ZOA’s Morton Klein told JNS that Wikipedia “continues to be a bigoted, anti-Israel, anti-Jewish outlet and remains a thoroughly unreliable source for information.”

By Aaron Bandler

(October 1, 2025 / JNS) Wikipedia, one of the most viewed sites on the internet, has hosted a page on “Gaza genocide” since July 3, 2024. Since Sept. 22, Wikipedia has linked to the “Gaza genocide” article, which accused Israel of war crimes, in an “in the news” section on its main page, which millions of people view daily.

The American Jewish Committee told JNS that Wikipedia is “elevating reckless and biased charges of genocide as fact,” and given how many genocide scholars disagree with that statement, the crowd-sourced encyclopedia “showcases how dangerous this can be.”

The nonprofit “previously raised concerns that Wikipedia is an information hub that is controlled by anonymous editors, who have their own biases, in a world in which fact and truth are now too easily distorted,” an AJC spokeswoman, who declined to be named, told JNS.

Vlad Khaykin, North America executive vice president of social impact and partnerships at the Simon Wiesenthal Center, told JNS that Wikipedia has become an “echo chamber for propaganda” by stating in a neutral voice that there is “ongoing genocide” in Gaza.

“For decades, some of the world’s most despotic regimes and their enablers have waged a propaganda campaign to weaponize international law, and the genocide convention specifically, against Israel and its allies,” he said.

“That campaign has now insinuated itself into Wikipedia, transforming what ought to be a repository of human knowledge into, at least in this instance, an echo chamber for propaganda,” Khaykin told JNS.

Morton Klein, national president of the Zionist Organization of America, told JNS that Wikipedia “continues to be a bigoted, anti-Israel, anti-Jewish outlet and remains a thoroughly unreliable source for information.”

Prior to Sept. 21, the “Gaza genocide” article attributed what it said was Israel’s war crimes to human rights groups and academics. On Sept. 21, Wikipedia removed that attribution and instead stated the claims as fact, following a discussion on the matter since July 30 came to a vote.

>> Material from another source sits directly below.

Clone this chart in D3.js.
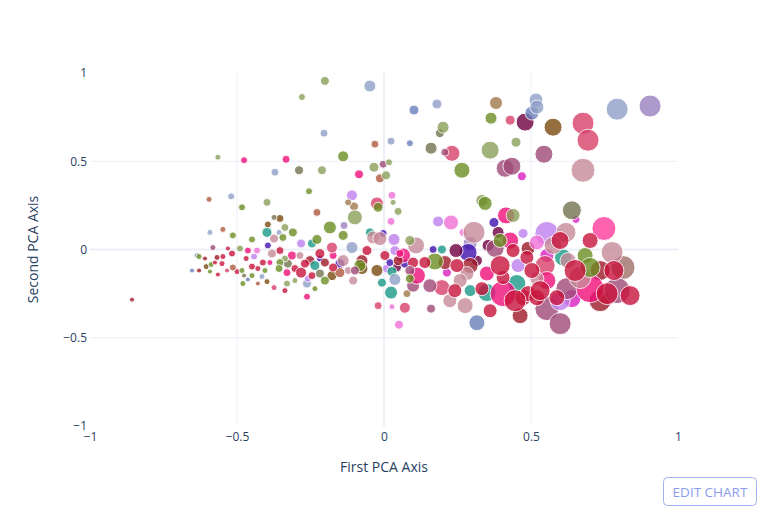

By a margin of more than 2:1, Wikipedia voters said that it was a matter of fact that Israel commits “genocide.”

“When it comes to so grave a matter as genocide, the world’s most consulted reference source has a special obligation to resist becoming a megaphone for disinformation,” Khaykin, of the Wiesenthal Center, told JNS.

“History shows that when one side in a conflict accuses the other of genocide, it often signals not the guilt of the accused but the genocidal intentions of the accuser,” he said.

The U.S. House Committee on Oversight and Government Reform is probing Wikipedia over concerns of “potentially systematic efforts to advance antisemitic and anti-Israel information in Wikipedia articles related to conflicts with the State of Israel.”